A ourivesaria dos livros pequenos


Há anos, eu li uma frase de Blaise Pascal que nunca consegui esquecer: “Desculpe pela carta longa, não tive tempo de escrever uma menor”. A reação mais fácil diante dessa frase é o estranhamento. Não seria o contrário? Quanto mais palavras depositadas no papel, mais tempo teríamos que dedicar à tarefa da escrita? Quem responde é Clarice Lispector, com outra frase difícil de apagar da memória: “Que ninguém se engane: só se consegue a simplicidade através de muito trabalho”.


A vida de um leitor prova o quanto essas sentenças são plenas de verdade. Há livros enormes, gigantescos, que poderiam ter sido escritos em dez páginas, ou menos. E que não valem as horas dedicadas à leitura das palavras escolhidas para a maratona que o texto propõe. Infelizmente. Lamentamos pelas árvores derrubadas, pela tinta derramada em vão, pelas horas de trabalho dos gráficos, pelo dinheiro gasto na compra, pelo tempo perdido entre as letras. Isso é bem comum, existem muitos dessa categoria por aí.


Raridade mesmo é encontrar um livro pequeno, leve, de bolso, com poucas páginas, capítulos curtos e que seja arrebatador. Um exemplo de joia rara é o maravilhoso Como um romance, do escritor francês Daniel Pennac. Acho que não exige mais que uma hora de leitura. Talvez menos. O tempo que ele deixa em quem leu, isso sim, é infinito. Suas palavras são pontes para vários lugares.


Há uma despretensão no texto que garante a leveza. Parece que o autor escreveu completamente comprometido com o prazer, sem nenhum desejo de impressionar ninguém. Uma confissão genuína de sentimentos. O tema: a leitura. Daniel Pennac é professor de jovens e dedica o livro a pensar sobre o começo da vida de um leitor, o desenvolvimento da paixão pela literatura, essa relação forte e profunda como um romance.


Esse foi o primeiro livro indicado no Grupo de Estudos de Narrativa do Ateliê de Escrita Criativa. O intuito foi refletir sobre os leitores que somos antes de partir para a aventura de escrever. Nenhum escritor pode iniciar uma aventura pela construção de narrativas sem ser, antes disso, um leitor minimamente treinado e completamente apaixonado.


O texto de Pennac diz coisas tão comoventes que é preciso afastar o livro da vista e sorrir. Ou chorar um pouco. Por exemplo: que nossos livros preferidos estão atrelados a pessoas que amamos. Esse mesmo, Como um romance, foi presente de uma amiga muito querida, que me deu o original em francês.


No Grupo de Estudos, a recepção desse trabalho foi de uma beleza inesperada.
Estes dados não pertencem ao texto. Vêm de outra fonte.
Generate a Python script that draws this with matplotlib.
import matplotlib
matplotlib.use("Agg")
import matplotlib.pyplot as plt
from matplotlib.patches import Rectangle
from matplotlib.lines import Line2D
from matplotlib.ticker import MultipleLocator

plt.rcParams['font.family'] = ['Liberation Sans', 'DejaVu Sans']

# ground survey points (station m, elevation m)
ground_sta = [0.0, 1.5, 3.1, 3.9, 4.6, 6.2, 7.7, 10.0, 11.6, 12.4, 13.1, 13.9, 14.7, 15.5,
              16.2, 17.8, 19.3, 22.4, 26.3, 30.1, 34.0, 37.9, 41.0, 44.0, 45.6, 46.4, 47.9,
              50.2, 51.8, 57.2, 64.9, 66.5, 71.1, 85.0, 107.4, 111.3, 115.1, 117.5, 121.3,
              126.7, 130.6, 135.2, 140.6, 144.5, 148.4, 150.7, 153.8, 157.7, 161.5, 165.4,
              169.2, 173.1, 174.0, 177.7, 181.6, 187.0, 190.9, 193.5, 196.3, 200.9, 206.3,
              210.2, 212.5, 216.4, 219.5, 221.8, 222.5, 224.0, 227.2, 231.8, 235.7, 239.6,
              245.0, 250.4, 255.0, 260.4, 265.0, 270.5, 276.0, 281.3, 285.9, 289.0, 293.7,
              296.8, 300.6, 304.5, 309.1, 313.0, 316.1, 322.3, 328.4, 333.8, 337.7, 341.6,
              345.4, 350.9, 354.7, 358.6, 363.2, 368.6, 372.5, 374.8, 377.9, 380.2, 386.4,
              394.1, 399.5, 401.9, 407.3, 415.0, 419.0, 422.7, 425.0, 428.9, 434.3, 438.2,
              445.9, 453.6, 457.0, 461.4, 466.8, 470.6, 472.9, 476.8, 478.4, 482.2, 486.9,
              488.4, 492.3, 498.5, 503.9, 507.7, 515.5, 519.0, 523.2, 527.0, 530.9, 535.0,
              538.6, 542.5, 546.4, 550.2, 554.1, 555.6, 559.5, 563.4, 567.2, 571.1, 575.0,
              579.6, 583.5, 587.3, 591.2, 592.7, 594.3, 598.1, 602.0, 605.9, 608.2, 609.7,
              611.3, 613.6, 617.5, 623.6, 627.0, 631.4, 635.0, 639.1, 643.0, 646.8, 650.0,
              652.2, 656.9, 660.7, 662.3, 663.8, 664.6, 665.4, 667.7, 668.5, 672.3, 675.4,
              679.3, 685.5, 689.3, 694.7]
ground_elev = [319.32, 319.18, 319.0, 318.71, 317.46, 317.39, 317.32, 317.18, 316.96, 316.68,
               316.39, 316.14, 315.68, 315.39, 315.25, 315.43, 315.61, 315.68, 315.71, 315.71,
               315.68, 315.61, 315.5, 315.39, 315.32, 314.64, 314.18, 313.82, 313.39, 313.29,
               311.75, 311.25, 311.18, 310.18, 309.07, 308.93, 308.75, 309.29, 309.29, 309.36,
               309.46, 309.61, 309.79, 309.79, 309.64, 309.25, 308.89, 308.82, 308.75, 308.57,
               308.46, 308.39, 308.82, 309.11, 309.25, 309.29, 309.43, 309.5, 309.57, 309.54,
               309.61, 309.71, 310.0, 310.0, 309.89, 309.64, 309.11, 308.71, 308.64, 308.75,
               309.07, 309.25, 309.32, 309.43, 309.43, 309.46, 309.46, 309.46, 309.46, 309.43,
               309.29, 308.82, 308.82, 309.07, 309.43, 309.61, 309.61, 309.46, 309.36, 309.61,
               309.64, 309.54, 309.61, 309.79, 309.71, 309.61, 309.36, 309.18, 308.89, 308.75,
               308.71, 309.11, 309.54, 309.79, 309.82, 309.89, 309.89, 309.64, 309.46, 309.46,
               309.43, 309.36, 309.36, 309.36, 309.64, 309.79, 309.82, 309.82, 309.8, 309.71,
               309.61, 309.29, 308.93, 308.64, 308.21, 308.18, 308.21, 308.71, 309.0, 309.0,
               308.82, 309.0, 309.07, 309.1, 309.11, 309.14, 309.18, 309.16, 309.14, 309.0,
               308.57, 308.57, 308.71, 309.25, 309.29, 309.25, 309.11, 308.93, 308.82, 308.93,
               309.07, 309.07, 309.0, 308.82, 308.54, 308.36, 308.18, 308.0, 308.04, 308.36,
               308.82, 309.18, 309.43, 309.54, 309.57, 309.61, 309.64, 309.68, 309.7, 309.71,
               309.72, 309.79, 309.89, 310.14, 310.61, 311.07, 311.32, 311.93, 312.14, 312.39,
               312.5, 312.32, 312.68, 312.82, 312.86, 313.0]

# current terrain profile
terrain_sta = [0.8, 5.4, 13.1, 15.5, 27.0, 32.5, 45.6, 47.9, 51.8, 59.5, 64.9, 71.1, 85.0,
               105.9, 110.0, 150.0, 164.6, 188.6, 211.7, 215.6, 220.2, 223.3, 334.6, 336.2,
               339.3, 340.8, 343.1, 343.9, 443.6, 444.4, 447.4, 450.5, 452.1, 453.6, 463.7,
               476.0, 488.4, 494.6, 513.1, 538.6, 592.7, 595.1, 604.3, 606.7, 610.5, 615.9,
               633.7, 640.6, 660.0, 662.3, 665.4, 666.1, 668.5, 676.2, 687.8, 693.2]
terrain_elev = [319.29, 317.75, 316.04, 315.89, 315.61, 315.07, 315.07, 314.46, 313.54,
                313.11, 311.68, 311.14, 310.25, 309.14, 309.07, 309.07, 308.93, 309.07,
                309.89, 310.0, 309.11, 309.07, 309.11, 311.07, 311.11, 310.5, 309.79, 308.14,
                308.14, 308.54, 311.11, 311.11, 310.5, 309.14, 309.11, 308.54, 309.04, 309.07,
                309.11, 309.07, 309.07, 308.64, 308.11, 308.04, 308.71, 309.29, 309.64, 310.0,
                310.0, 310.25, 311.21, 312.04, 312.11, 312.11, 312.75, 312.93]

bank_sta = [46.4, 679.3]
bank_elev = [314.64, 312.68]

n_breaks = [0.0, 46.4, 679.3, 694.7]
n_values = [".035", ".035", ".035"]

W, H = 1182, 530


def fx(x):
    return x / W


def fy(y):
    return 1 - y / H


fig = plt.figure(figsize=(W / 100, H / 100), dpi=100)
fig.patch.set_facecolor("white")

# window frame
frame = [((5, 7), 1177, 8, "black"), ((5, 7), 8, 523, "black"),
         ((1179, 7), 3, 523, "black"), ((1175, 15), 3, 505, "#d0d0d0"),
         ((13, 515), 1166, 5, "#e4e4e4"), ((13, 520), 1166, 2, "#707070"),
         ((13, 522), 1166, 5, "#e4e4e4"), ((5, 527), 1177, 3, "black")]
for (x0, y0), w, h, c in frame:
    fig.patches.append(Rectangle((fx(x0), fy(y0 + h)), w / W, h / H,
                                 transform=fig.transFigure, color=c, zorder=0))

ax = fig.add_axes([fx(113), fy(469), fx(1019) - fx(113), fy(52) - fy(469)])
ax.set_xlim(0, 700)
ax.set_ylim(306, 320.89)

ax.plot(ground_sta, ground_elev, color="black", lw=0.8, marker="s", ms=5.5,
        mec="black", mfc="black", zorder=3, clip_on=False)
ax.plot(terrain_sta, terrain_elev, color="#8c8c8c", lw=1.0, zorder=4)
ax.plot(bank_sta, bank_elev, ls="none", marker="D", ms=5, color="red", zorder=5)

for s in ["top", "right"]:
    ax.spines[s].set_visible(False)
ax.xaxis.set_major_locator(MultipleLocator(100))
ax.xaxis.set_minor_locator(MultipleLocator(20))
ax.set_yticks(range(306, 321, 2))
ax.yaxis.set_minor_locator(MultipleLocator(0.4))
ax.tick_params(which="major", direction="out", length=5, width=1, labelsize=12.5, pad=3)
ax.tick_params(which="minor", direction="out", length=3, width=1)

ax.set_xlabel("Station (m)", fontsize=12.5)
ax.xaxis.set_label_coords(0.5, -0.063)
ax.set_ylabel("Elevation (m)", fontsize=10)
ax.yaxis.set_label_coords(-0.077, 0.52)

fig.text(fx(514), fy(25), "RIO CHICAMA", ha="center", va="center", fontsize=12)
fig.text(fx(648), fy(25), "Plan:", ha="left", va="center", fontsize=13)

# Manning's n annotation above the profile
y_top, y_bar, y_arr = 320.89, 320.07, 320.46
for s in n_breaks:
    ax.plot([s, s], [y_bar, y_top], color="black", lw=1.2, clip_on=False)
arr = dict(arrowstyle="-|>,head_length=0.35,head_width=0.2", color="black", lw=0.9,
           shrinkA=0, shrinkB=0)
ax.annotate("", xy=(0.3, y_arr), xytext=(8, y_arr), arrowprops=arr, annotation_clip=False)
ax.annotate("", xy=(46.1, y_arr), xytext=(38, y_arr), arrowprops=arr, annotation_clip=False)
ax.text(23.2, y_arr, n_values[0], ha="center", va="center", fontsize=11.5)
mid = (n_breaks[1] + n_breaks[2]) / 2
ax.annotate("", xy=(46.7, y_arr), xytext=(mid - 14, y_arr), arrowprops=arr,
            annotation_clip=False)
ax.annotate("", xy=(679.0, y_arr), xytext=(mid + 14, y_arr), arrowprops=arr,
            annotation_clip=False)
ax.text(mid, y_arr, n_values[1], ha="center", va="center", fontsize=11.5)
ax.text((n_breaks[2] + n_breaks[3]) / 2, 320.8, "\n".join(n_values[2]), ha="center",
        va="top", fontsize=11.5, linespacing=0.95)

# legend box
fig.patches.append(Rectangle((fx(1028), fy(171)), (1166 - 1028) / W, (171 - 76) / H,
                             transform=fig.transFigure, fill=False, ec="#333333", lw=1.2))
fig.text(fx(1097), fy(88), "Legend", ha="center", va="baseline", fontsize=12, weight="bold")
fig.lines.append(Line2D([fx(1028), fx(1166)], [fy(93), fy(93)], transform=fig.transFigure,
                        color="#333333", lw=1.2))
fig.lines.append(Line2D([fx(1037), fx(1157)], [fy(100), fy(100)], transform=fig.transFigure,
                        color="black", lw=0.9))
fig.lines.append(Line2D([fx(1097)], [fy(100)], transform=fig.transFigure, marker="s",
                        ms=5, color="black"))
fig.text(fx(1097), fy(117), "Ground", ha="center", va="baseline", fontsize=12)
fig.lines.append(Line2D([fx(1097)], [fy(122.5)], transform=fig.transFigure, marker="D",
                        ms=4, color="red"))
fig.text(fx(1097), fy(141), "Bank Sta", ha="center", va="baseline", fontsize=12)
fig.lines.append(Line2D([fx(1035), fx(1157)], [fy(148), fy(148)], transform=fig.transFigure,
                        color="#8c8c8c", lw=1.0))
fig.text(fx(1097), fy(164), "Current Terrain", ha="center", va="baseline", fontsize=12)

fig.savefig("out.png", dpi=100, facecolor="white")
A leitura despertou depoimentos lindos. Da aluna que só começou a amar a Literatura depois dos trinta anos, de outra que entendeu melhor seu papel de professora e mãe diante de um futuro leitor e de mais outra que foi tomada pelo ímpeto de lutar pela difusão da leitura.
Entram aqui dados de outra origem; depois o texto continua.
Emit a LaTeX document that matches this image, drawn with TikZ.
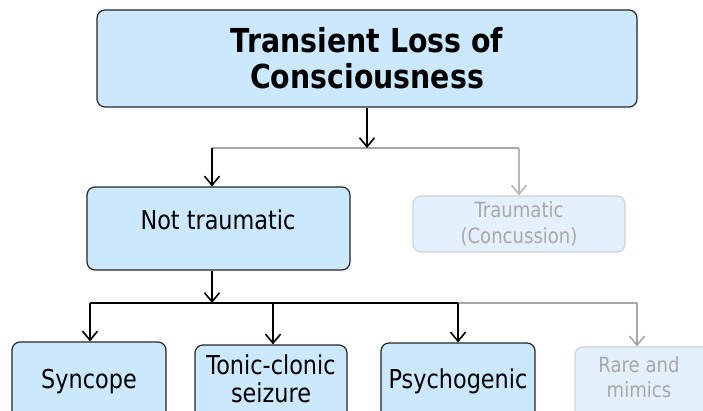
\documentclass[tikz,border=0pt]{standalone}
\usepackage{fontspec}
\setmainfont{DejaVu Sans}[FakeStretch=0.86]
\usetikzlibrary{arrows.meta}
\definecolor{boxblue}{HTML}{CCE8FC}
\definecolor{fadefill}{HTML}{E4F1FC}
\definecolor{fadeborder}{HTML}{CBD2DA}
\definecolor{fadetext}{HTML}{A8A8A8}
\definecolor{gline}{HTML}{A6A6A6}
\definecolor{glight}{HTML}{B8B8B8}
\begin{document}
\begin{tikzpicture}[x=1pt,y=-1pt,
  box/.style={draw=black!85, line width=1.2pt, fill=boxblue, rounded corners=8pt, inner sep=0pt},
  fadebox/.style={draw=fadeborder, line width=1.2pt, fill=fadefill, rounded corners=8pt, inner sep=0pt, text=fadetext},
  conn/.style={line width=2pt, draw=black},
  gconn/.style={line width=2pt, draw=gline},
  tip/.style={-{Straight Barb[length=9pt,width=15pt,line width=1.6pt]}},
  bigtxt/.style={font=\fontsize{26}{28}\selectfont, inner sep=0pt},
  smalltxt/.style={font=\fontsize{21}{25}\selectfont, inner sep=0pt, text=fadetext}
]
\useasboundingbox (0,0) rectangle (703,411);
\clip (0,0) rectangle (703,411);

% boxes
\node[box, minimum width=540pt, minimum height=97pt, align=center,
      font=\bfseries\fontsize{33}{36}\selectfont] (top) at (367,58.5) {Transient Loss of\\Consciousness};
\node[box, minimum width=263pt, minimum height=83pt] (nt) at (218.5,228.5) {};
\node[bigtxt, anchor=base] (ntt) at (218,230) {Not traumatic};
\node[fadebox, minimum width=212pt, minimum height=56pt, align=center,
      font=\fontsize{21}{26}\selectfont] (tr) at (519,224) {Traumatic\\(Concussion)};

\node[box, minimum width=154pt, minimum height=88pt] (syn) at (89,386) {};
\node[box, minimum width=152pt, minimum height=85pt] (ton) at (271,387.5) {};
\node[box, minimum width=154pt, minimum height=87pt] (psy) at (458,386.5) {};
\node[fadebox, minimum width=137pt, minimum height=83pt] (rar) at (643.5,388.5) {};

\node[bigtxt, anchor=base] (synt) at (89,388) {Syncope};
\node[bigtxt, anchor=north, align=center] (tont) at (271,355) {Tonic-clonic\\seizure};
\node[bigtxt, anchor=base] (psyt) at (458,388) {Psychogenic};
\node[smalltxt, anchor=north, align=center] (rart) at (639,356) {Rare and\\mimics};

% connectors, first level
\coordinate (j1) at (367,148);
\coordinate (j1l) at (212,148);
\coordinate (j1r) at (519,148);
\draw[gconn] (j1l) -- (j1r);
\draw[conn, tip] (top.south) -- (j1);
\draw[conn, tip] (j1l) -- (j1l |- nt.north);
\draw[line width=2pt, draw=glight, tip] (j1r) -- (tr.north);

% connectors, second level
\coordinate (j2) at (212,303);
\coordinate (s1) at (90,303);
\coordinate (s2) at (273,303);
\coordinate (s3) at (458,303);
\coordinate (s4) at (637,303);
\draw[conn, tip] (nt.south -| j2) -- (j2);
\draw[gconn] (s3) -- (s4);
\draw[conn] (s1) -- (s3);
\draw[conn, tip] (s1) -- (s1 |- syn.north);
\draw[conn, tip] (s2) -- (s2 |- ton.north);
\draw[conn, tip] (s3) -- (s3 |- psy.north);
\draw[gconn, tip] (s4) -- (s4 |- rar.north);
\end{tikzpicture}
\end{document}
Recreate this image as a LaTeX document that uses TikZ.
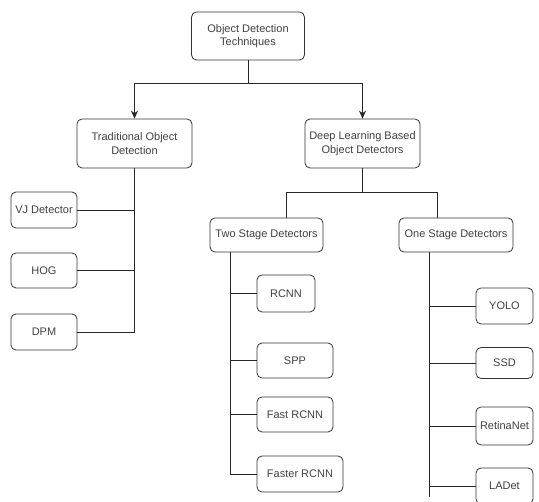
\documentclass[tikz,border=0pt]{standalone}
\usepackage{fontspec}
\setmainfont{Liberation Sans}
\usepackage{tikz}
\usetikzlibrary{arrows.meta}

\begin{document}
\begin{tikzpicture}[x=1pt,y=-1pt,
            box node/.style={draw=black!80,rounded corners=5pt,align=center,
                inner sep=1pt,text=black!75,font=\fontsize{11}{13.5}\selectfont,line width=0.8pt},
            link/.style={draw=black!85,line width=0.8pt},
            arrow link/.style={link,-{Stealth[length=8pt,width=7pt]}},
            ]
            \useasboundingbox (0,0) rectangle (539,502);
            \clip (0,0) rectangle (539,502);

            % top levels
            \node[box node, minimum width=113pt, minimum height=48pt] (root) at (248,36) {Object Detection\\Techniques};
            \node[box node, minimum width=115pt, minimum height=49pt] (trad) at (134.5,143.5) {Traditional Object\\Detection};
            \node[box node, minimum width=115pt, minimum height=49pt] (dl) at (362.5,143.5) {Deep Learning Based\\Object Detectors};

            % traditional
            \node[box node, minimum width=66pt, minimum height=36pt] (vj) at (44,210) {VJ Detector};
            \node[box node, minimum width=66pt, minimum height=35pt] (hog) at (44,270.5) {HOG};
            \node[box node, minimum width=66pt, minimum height=36pt] (dpm) at (44,332) {DPM};

            % deep learning
            \node[box node, minimum width=113pt, minimum height=34pt] (two) at (266.5,235) {Two Stage Detectors};
            \node[box node, minimum width=114pt, minimum height=34pt] (one) at (456,235) {One Stage Detectors};

            \node[box node, minimum width=58pt, minimum height=37pt] (rcnn) at (286,293.5) {RCNN};
            \node[box node, minimum width=76pt, minimum height=35pt] (spp) at (295,360.5) {SPP};
            \node[box node, minimum width=76pt, minimum height=35pt] (fast) at (295,414.5) {Fast RCNN};
            \node[box node, minimum width=86pt, minimum height=36pt] (faster) at (300,474) {Faster RCNN};

            \node[box node, minimum width=57pt, minimum height=36pt] (yolo) at (504.5,306) {YOLO};
            \node[box node, minimum width=57pt, minimum height=31pt] (ssd) at (504.5,363) {SSD};
            \node[box node, minimum width=57pt, minimum height=38pt] (retina) at (504.5,426) {RetinaNet};
            \node[box node, minimum width=57pt, minimum height=36pt] (ladet) at (504.5,486) {LADet};

            \coordinate (t2) at ([xshift=-36.5pt]two.south);
            \coordinate (t1) at ([xshift=-27pt]one.south);

            % connectors
            \draw[arrow link] (root.south) -- ++(0,23) -| (trad.north);
            \draw[arrow link] (root.south) -- ++(0,23) -| (dl.north);

            \draw[link] (trad.south) |- (vj.east);
            \draw[link] (trad.south) |- (hog.east);
            \draw[link] (trad.south) |- (dpm.east);

            \draw[link] (dl.south) -- ++(0,24) -| ([xshift=19.5pt]two.north);
            \draw[link] (dl.south) -- ++(0,24) -| ([xshift=-19pt]one.north);

            \draw[link] (t2) |- (rcnn.west);
            \draw[link] (t2) |- (spp.west);
            \draw[link] (t2) |- (fast.west);
            \draw[link] (t2) |- (faster.west);

            \draw[link] (t1) |- (yolo.west);
            \draw[link] (t1) |- (ssd.west);
            \draw[link] (t1) |- (retina.west);
            \draw[link] (t1) |- (ladet.west);
            \draw[link] (t1 |- ladet.west) -- ([yshift=-11pt]t1 |- ladet.west);
        \end{tikzpicture}
\end{document}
Soube que Daniel Pennac morou em Fortaleza nos anos 1980. Que privilégio tivemos. Não consegui descobrir nada sobre sua passagem por aqui, se escreveu algo sobre a cidade, quanto tempo ficou, onde morou. O que sei é que ele conseguiu um feito raro: preparar um livro pequeno e delicado com o valor de uma joia preciosa. No fim das contas, acho que todo escritor deveria buscar esse objetivo na sua vida: ter tempo suficiente para escrever um livro-pérola.